_Given instruction:_
Starting from the top of the material, restate each line exactly until the line that contains "1991, 1995, 1997, 2003, 2007]", which is also copied. Pictures are excluded.

* BEGIN Source material *

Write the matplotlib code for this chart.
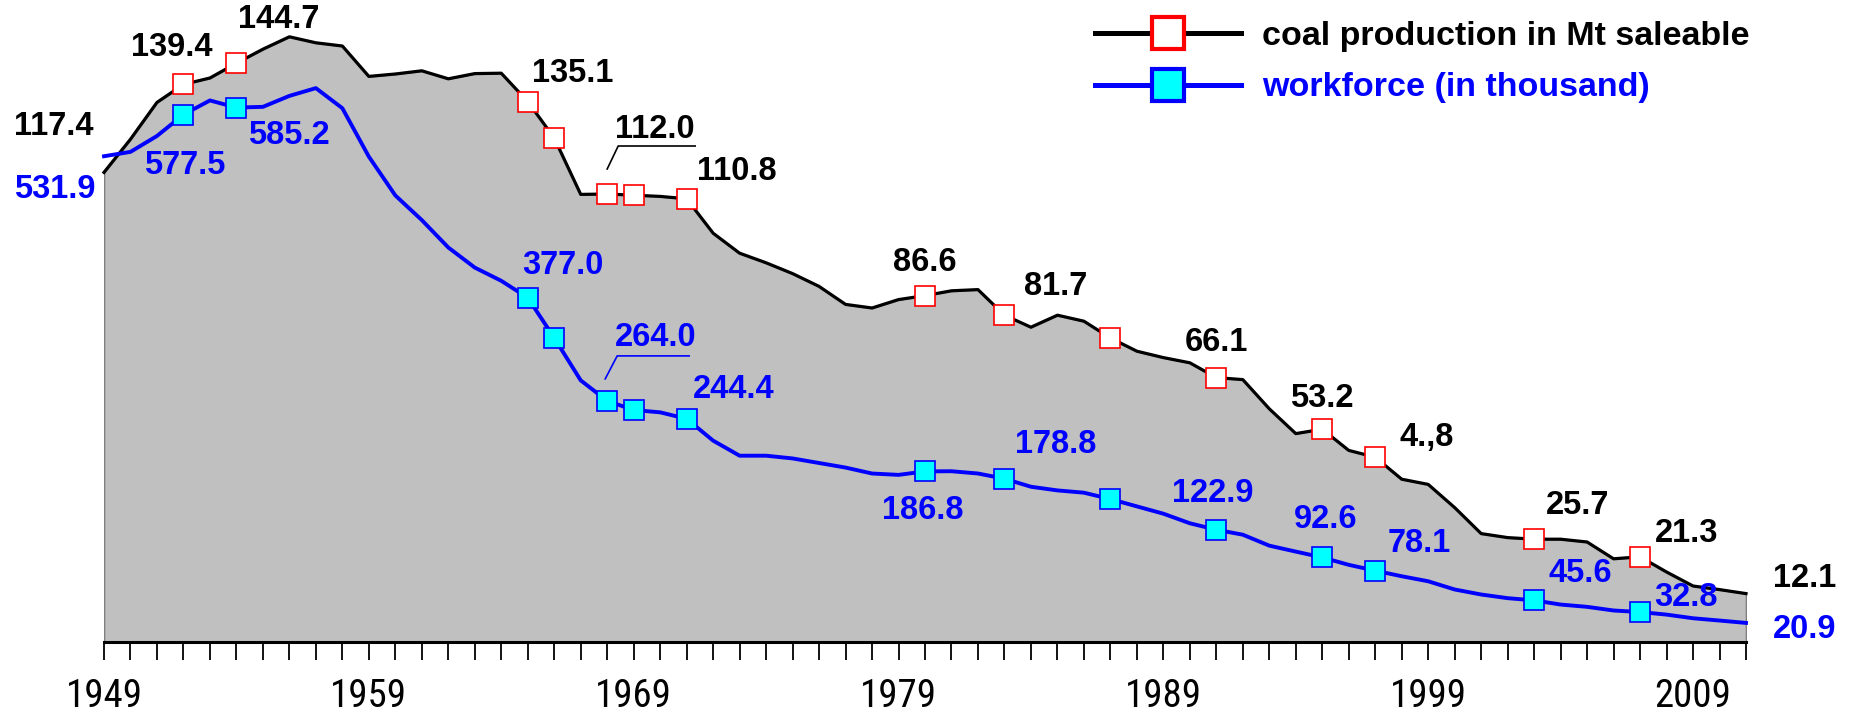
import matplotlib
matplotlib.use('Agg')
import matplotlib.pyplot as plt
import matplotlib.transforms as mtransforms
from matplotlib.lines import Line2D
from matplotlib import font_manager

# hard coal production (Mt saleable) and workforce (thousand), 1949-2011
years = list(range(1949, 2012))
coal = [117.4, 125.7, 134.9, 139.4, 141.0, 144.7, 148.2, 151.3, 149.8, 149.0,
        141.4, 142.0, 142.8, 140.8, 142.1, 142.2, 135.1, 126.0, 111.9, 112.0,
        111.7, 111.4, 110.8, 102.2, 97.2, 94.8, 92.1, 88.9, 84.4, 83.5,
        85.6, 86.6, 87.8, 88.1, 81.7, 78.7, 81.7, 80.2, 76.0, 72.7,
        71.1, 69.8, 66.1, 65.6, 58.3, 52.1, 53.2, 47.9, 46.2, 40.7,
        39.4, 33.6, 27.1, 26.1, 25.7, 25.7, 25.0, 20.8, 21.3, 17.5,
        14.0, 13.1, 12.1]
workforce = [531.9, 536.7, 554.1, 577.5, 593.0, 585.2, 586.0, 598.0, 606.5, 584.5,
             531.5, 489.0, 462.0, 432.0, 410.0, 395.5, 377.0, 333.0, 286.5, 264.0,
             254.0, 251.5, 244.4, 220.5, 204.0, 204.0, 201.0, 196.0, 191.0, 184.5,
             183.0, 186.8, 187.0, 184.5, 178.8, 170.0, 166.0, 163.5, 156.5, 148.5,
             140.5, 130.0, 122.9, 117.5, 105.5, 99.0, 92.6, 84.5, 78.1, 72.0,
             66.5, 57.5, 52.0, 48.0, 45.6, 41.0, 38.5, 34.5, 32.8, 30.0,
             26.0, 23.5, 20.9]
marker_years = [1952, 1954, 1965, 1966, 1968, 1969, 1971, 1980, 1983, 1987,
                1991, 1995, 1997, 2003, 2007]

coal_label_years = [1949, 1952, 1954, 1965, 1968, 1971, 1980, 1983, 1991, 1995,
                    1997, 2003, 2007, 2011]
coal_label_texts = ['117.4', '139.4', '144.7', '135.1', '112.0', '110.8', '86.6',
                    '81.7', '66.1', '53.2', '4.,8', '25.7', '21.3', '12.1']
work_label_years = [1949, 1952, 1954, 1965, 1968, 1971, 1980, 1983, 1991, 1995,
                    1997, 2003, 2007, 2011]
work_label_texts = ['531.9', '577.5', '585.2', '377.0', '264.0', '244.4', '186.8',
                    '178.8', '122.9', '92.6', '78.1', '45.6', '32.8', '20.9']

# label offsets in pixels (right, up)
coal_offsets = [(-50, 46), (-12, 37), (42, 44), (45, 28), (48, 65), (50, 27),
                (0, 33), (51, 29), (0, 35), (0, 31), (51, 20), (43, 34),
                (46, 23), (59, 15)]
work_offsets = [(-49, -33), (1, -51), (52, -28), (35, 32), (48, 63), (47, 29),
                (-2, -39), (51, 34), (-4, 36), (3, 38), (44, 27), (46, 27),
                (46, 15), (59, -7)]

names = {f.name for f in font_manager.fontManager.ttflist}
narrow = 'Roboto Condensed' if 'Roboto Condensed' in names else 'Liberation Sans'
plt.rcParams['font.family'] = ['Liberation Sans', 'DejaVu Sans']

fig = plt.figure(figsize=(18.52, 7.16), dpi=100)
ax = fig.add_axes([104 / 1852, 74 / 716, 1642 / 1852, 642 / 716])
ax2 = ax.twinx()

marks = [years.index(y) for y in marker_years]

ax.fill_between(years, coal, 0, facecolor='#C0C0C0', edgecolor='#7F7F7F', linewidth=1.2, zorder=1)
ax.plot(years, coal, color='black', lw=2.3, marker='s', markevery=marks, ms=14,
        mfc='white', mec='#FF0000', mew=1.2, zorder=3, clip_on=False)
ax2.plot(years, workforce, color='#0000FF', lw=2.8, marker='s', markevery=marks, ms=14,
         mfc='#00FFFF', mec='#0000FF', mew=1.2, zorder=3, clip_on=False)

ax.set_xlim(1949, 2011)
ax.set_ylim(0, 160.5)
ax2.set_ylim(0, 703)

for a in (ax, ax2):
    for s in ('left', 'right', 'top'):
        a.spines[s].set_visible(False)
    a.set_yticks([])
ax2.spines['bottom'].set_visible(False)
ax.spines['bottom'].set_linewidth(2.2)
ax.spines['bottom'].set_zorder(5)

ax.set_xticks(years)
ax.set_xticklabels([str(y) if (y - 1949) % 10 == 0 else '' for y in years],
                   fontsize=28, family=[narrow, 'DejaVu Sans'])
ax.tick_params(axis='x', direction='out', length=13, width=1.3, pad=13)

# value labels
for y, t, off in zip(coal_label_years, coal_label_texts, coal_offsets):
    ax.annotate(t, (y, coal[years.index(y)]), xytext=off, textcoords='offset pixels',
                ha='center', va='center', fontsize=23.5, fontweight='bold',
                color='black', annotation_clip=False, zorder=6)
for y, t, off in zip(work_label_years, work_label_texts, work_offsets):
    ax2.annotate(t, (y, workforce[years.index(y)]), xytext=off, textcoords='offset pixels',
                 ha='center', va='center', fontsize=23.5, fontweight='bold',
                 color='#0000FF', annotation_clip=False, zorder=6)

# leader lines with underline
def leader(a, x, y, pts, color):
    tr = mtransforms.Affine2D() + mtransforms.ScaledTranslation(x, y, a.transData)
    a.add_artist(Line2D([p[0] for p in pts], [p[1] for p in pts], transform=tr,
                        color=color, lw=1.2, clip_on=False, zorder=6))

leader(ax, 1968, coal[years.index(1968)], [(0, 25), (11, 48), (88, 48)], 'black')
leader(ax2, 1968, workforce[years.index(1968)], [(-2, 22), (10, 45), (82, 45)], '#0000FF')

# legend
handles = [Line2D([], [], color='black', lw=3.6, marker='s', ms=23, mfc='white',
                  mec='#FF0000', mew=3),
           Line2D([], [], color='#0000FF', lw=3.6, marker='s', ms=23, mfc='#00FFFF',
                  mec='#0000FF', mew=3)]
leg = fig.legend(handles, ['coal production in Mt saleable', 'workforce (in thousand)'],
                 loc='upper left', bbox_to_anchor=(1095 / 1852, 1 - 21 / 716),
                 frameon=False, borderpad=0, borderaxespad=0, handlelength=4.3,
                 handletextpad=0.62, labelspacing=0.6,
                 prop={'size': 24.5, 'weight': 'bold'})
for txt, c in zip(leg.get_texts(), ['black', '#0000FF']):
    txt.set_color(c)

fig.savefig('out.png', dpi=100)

* END Source material *

_Correct output:_
Write the matplotlib code for this chart.
import matplotlib
matplotlib.use('Agg')
import matplotlib.pyplot as plt
import matplotlib.transforms as mtransforms
from matplotlib.lines import Line2D
from matplotlib import font_manager

# hard coal production (Mt saleable) and workforce (thousand), 1949-2011
years = list(range(1949, 2012))
coal = [117.4, 125.7, 134.9, 139.4, 141.0, 144.7, 148.2, 151.3, 149.8, 149.0,
        141.4, 142.0, 142.8, 140.8, 142.1, 142.2, 135.1, 126.0, 111.9, 112.0,
        111.7, 111.4, 110.8, 102.2, 97.2, 94.8, 92.1, 88.9, 84.4, 83.5,
        85.6, 86.6, 87.8, 88.1, 81.7, 78.7, 81.7, 80.2, 76.0, 72.7,
        71.1, 69.8, 66.1, 65.6, 58.3, 52.1, 53.2, 47.9, 46.2, 40.7,
        39.4, 33.6, 27.1, 26.1, 25.7, 25.7, 25.0, 20.8, 21.3, 17.5,
        14.0, 13.1, 12.1]
workforce = [531.9, 536.7, 554.1, 577.5, 593.0, 585.2, 586.0, 598.0, 606.5, 584.5,
             531.5, 489.0, 462.0, 432.0, 410.0, 395.5, 377.0, 333.0, 286.5, 264.0,
             254.0, 251.5, 244.4, 220.5, 204.0, 204.0, 201.0, 196.0, 191.0, 184.5,
             183.0, 186.8, 187.0, 184.5, 178.8, 170.0, 166.0, 163.5, 156.5, 148.5,
             140.5, 130.0, 122.9, 117.5, 105.5, 99.0, 92.6, 84.5, 78.1, 72.0,
             66.5, 57.5, 52.0, 48.0, 45.6, 41.0, 38.5, 34.5, 32.8, 30.0,
             26.0, 23.5, 20.9]
marker_years = [1952, 1954, 1965, 1966, 1968, 1969, 1971, 1980, 1983, 1987,
                1991, 1995, 1997, 2003, 2007]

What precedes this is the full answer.